REQUIREMENTS: Copy each line below that contains "drawn".

## START DATA FOR THE TASK

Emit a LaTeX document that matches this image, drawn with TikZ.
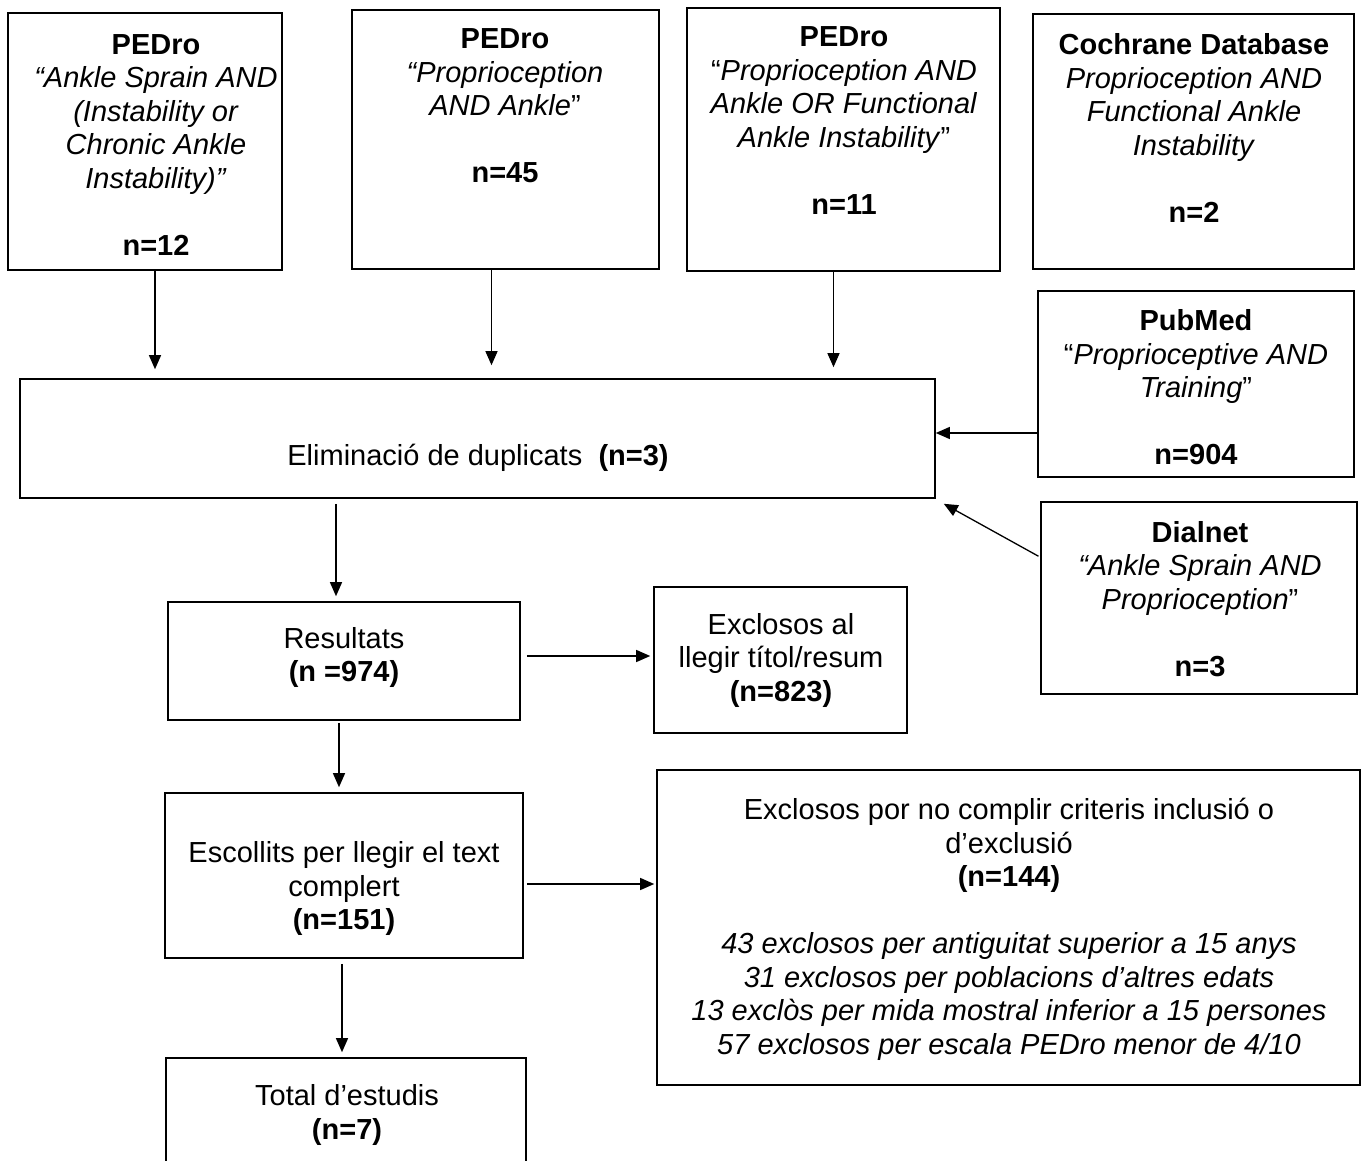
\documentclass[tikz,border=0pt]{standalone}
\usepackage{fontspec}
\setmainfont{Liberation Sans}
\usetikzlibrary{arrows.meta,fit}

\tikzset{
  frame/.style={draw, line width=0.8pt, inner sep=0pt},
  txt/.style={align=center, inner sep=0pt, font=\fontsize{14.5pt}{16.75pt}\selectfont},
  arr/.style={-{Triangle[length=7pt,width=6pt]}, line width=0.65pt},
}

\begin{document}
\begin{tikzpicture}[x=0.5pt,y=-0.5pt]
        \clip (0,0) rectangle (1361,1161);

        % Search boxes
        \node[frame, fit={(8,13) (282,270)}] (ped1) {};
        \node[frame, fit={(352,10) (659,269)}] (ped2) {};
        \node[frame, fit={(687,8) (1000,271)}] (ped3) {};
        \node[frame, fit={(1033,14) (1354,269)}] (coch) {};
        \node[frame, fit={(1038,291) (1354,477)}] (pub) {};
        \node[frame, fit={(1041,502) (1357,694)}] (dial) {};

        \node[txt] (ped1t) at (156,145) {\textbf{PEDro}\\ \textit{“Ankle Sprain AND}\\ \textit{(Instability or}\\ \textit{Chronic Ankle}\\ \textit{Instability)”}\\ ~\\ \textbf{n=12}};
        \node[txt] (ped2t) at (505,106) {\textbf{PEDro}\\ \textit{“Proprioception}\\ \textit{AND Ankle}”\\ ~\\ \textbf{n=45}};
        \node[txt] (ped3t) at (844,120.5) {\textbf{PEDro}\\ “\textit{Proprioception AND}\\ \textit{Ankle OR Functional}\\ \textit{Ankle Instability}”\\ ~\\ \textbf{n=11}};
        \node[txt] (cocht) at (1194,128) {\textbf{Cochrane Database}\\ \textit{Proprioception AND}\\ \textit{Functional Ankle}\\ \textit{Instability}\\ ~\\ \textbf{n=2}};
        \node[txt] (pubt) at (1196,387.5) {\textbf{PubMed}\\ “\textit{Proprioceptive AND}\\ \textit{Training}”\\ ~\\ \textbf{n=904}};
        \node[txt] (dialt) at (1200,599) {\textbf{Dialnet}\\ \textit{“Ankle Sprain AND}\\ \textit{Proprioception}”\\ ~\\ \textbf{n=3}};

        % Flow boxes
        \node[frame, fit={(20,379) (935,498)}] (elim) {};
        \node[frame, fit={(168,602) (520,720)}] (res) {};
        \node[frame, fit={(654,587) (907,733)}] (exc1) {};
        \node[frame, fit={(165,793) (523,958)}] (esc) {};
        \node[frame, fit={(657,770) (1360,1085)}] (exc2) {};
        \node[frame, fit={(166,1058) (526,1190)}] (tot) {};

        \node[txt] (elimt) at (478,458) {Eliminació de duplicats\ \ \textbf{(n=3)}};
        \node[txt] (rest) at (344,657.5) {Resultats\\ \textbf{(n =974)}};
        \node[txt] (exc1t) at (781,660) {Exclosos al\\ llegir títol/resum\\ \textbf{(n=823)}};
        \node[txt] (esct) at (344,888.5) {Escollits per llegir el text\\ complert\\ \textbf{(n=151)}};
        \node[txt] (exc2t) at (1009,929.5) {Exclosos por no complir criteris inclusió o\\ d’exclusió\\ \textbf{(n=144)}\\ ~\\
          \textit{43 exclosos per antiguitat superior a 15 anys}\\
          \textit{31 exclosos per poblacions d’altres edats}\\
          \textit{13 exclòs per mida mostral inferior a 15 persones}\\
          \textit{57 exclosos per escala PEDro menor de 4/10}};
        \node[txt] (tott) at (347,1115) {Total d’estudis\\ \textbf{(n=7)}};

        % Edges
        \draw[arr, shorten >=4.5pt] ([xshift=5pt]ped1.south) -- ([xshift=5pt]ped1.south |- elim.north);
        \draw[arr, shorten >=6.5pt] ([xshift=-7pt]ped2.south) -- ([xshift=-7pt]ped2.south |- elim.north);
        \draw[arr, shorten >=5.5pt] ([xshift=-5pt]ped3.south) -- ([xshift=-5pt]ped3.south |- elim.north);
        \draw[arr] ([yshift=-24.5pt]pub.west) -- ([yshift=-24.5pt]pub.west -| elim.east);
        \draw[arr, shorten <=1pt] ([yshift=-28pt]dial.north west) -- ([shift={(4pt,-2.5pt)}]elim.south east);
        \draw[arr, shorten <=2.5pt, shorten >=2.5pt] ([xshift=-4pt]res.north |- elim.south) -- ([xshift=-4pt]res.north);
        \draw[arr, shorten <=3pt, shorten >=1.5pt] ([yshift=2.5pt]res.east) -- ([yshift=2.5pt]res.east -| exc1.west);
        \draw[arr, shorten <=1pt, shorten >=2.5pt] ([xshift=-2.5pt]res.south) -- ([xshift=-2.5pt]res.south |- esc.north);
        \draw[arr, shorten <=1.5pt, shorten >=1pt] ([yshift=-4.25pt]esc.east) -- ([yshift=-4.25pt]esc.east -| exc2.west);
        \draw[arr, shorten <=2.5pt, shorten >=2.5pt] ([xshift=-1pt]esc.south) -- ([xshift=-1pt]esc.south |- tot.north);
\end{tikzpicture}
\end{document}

## END DATA FOR THE TASK
## START DATA FOR THE TASK

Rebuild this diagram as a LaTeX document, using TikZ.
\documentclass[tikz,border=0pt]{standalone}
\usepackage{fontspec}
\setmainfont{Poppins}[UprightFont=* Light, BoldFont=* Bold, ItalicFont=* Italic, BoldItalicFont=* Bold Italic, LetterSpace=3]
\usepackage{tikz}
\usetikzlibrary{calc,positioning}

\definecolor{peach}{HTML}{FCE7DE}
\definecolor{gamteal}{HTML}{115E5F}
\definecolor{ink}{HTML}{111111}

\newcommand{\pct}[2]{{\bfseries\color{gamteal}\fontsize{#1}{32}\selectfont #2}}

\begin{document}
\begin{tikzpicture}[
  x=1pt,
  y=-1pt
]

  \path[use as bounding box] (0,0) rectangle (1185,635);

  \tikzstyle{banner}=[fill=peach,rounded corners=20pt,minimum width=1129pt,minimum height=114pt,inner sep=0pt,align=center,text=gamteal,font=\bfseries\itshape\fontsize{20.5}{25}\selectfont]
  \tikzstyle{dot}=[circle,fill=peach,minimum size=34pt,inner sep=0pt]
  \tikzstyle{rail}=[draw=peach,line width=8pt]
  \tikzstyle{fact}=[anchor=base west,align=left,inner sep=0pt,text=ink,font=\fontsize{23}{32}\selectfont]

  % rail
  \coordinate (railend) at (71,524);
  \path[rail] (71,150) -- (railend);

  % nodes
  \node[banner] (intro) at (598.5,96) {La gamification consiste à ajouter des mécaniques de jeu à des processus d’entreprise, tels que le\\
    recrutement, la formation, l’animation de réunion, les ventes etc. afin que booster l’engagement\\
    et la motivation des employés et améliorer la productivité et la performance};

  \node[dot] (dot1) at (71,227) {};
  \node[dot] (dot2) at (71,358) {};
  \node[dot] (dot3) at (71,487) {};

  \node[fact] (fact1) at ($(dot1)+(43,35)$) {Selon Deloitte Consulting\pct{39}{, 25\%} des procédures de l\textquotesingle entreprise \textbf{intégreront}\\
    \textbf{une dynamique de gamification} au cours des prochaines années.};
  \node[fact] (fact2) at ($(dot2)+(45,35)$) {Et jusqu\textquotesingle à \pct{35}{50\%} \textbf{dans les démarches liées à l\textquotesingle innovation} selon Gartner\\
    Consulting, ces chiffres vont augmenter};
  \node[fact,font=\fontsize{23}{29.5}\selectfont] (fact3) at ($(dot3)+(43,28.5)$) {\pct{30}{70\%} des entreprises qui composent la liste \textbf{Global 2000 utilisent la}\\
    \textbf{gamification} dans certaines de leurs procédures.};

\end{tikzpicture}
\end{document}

## END DATA FOR THE TASK
## START DATA FOR THE TASK

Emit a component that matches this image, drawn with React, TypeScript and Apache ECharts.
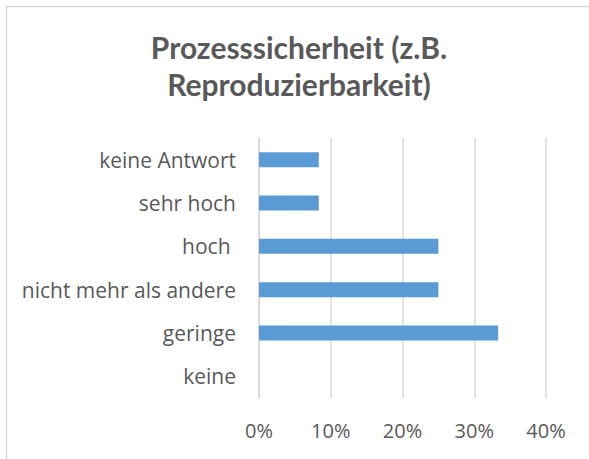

## END DATA FOR THE TASK

TASK ANSWER:
Emit a LaTeX document that matches this image, drawn with TikZ.
Emit a component that matches this image, drawn with React, TypeScript and Apache ECharts.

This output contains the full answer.